The innate immune response plays a crucial role in recognising and combating viral infections. Double-stranded RNA (dsRNA) is a potent proinflammatory signal, and its recognition by MDA5 and its coregulatory factor, LGP2, is essential for initiating antiviral responses. This study aimed to investigate the structure and function of MDA5 and LGP2.

I showed the cooperative nature of ATP hydrolysis in MDA5-dsRNA filaments. I discovered that adjacent MDA5 subunits in a filament hydrolyse ATP cooperatively, leading to coupled filament disassembly which allows MDA5 to displace tightly bound proteins from dsRNA. Unlike MDA5, LGP2 exhibits noncooperative ATP hydrolysis and ATP dependent internal binding to dsRNA which promotes the assembly of shorter MDA5 filaments, potentially enhancing filament stability or expanding the range of dsRNA ligands that MDA5 can interact with.

The M854K MDA5 variant is associated with interferonopathy. I revealed that the M854K mutation abolishes ATPase activity, stabilises MDA5-dsRNA complexes, increases IFN-β transcription, and disrupts signal transduction. Cryo-electron microscopy structures of wild-type (WT) and M854K MDA5-dsRNA filaments provided detailed insights into how the M854K mutation hinders conformational changes necessary for ATP hydrolysis and dissociation from endogenous RNAs, resulting in constitutive activation of signalling pathways.

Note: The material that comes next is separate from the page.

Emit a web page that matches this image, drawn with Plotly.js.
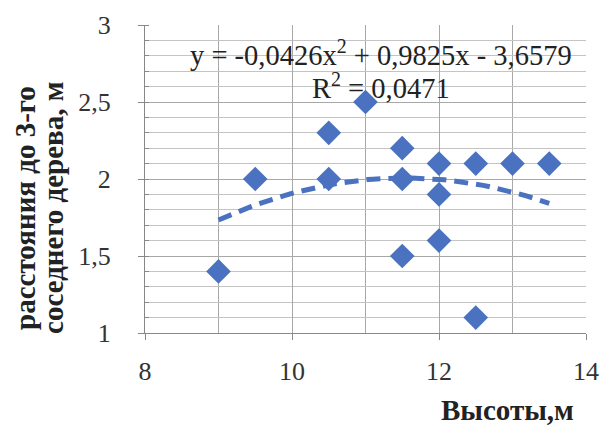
<!DOCTYPE html>
<html>
<head>
<meta charset="utf-8">
<script src="https://cdn.plot.ly/plotly-3.0.1.min.js"></script>
<style>html,body{margin:0;padding:0;background:#fff;} #chart{width:602px;height:432px;}</style>
</head>
<body>
<div id="chart"></div>
<script>
// Data
const heights   = [9, 9.5, 10.5, 10.5, 11, 11.5, 11.5, 11.5, 12, 12, 12, 12.5, 12.5, 13, 13.5];
const distances = [1.4, 2.0, 2.3, 2.0, 2.5, 2.2, 2.0, 1.5, 2.1, 1.9, 1.6, 2.1, 1.1, 2.1, 2.1];
// Polynomial trendline coefficients shown on the chart: y = a*x^2 + b*x + c
const trendCoef = [-0.0426, 0.9825, -3.6579];
const trendRange = [9, 13.5];
// Axis scales: [min, max, label step, grid step]
const xScale = [8, 14, 2, 1];
const yScale = [1, 3, 0.5, 0.1];

const blue = '#4a72c0';
const serif = 'Liberation Serif';

const tx = [], ty = [];
const n = 60;
for (let i = 0; i <= n; i++) {
  const x = trendRange[0] + (trendRange[1] - trendRange[0]) * i / n;
  tx.push(x);
  ty.push(trendCoef[0] * x * x + trendCoef[1] * x + trendCoef[2]);
}

const traces = [
  {x: tx, y: ty, mode: 'lines', type: 'scatter', hoverinfo: 'skip',
   line: {color: blue, width: 5, dash: '14px,8px'}, showlegend: false},
  {x: heights, y: distances, mode: 'markers', type: 'scatter',
   marker: {symbol: 'diamond', size: 19, color: blue}, showlegend: false}
];

const layout = {
  width: 602, height: 432,
  margin: {l: 145, r: 16, t: 25, b: 99},
  separators: ', ',
  xaxis: {
    range: [xScale[0], xScale[1]], tick0: xScale[0], dtick: xScale[2],
    gridcolor: '#a8a8a8',
    minor: {dtick: xScale[3], showgrid: true, gridcolor: '#a8a8a8'},
    showline: true, linecolor: '#888',
    ticks: 'outside', ticklen: 6, tickcolor: '#888',
    zeroline: false, tickfont: {family: serif, size: 26, color: '#333'},
    ticklabelstandoff: 9
  },
  yaxis: {
    range: [yScale[0], yScale[1]], tick0: yScale[0], dtick: yScale[2],
    gridcolor: '#a8a8a8',
    minor: {dtick: yScale[3], showgrid: true, gridcolor: '#c4c4c4', ticks: 'inside', ticklen: 4, tickcolor: '#888'},
    showline: true, linecolor: '#888',
    ticks: 'outside', ticklen: 6, tickcolor: '#888',
    zeroline: false, tickfont: {family: serif, size: 26, color: '#333'},
    ticklabelstandoff: 22
  },
  annotations: [
    {xref: 'x', yref: 'y', x: 11.21, y: 2.815, xanchor: 'center', yanchor: 'middle', showarrow: false,
     text: 'y = -0,0426x<sup>2</sup> + 0,9825x - 3,6579',
     font: {family: serif, size: 28.5, color: '#222'}},
    {xref: 'x', yref: 'y', x: 11.21, y: 2.607, xanchor: 'center', yanchor: 'middle', showarrow: false,
     text: 'R<sup>2</sup> = 0,0471',
     font: {family: serif, size: 28.5, color: '#222'}},
    {xref: 'paper', yref: 'paper', x: 0, y: 0.406, xshift: -120, xanchor: 'center', yanchor: 'middle',
     textangle: -90, showarrow: false,
     text: 'расстояния до 3-го',
     font: {family: serif, size: 29, color: '#222', weight: 'bold'}},
    {xref: 'paper', yref: 'paper', x: 0, y: 0.406, xshift: -92, xanchor: 'center', yanchor: 'middle',
     textangle: -90, showarrow: false,
     text: 'соседнего дерева, м',
     font: {family: serif, size: 29, color: '#222', weight: 'bold'}},
    {xref: 'paper', yref: 'paper', x: 0.821, y: 0, yshift: -77, xanchor: 'center', yanchor: 'middle',
     showarrow: false,
     text: 'Высоты,м', font: {family: serif, size: 29, color: '#222', weight: 'bold'}}
  ]
};

Plotly.newPlot('chart', traces, layout, {displayModeBar: false, staticPlot: true});
</script>
</body>
</html>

In contrast, the partial loss-of-function I923V variant of MDA5 is type 1 diabetes (T1D) protective but increases vulnerability to viral infections. I showed how the I923V mutation causes hyperactive ATP hydrolysis, resulting in shorter and less stable filaments that have a relaxed grip on dsRNA. The I923V mutation disrupts the molecular brake function of residue 923, leading to accelerated ATP hydrolysis and expansion of the RNA binding footprint.

This work provides structural and functional data of MDA5 variants and its regulatory factors during the innate immune response. Understanding the mechanisms of MDA5 variants has the potential to inform the development of novel therapeutics and enhance personalised medicine approaches.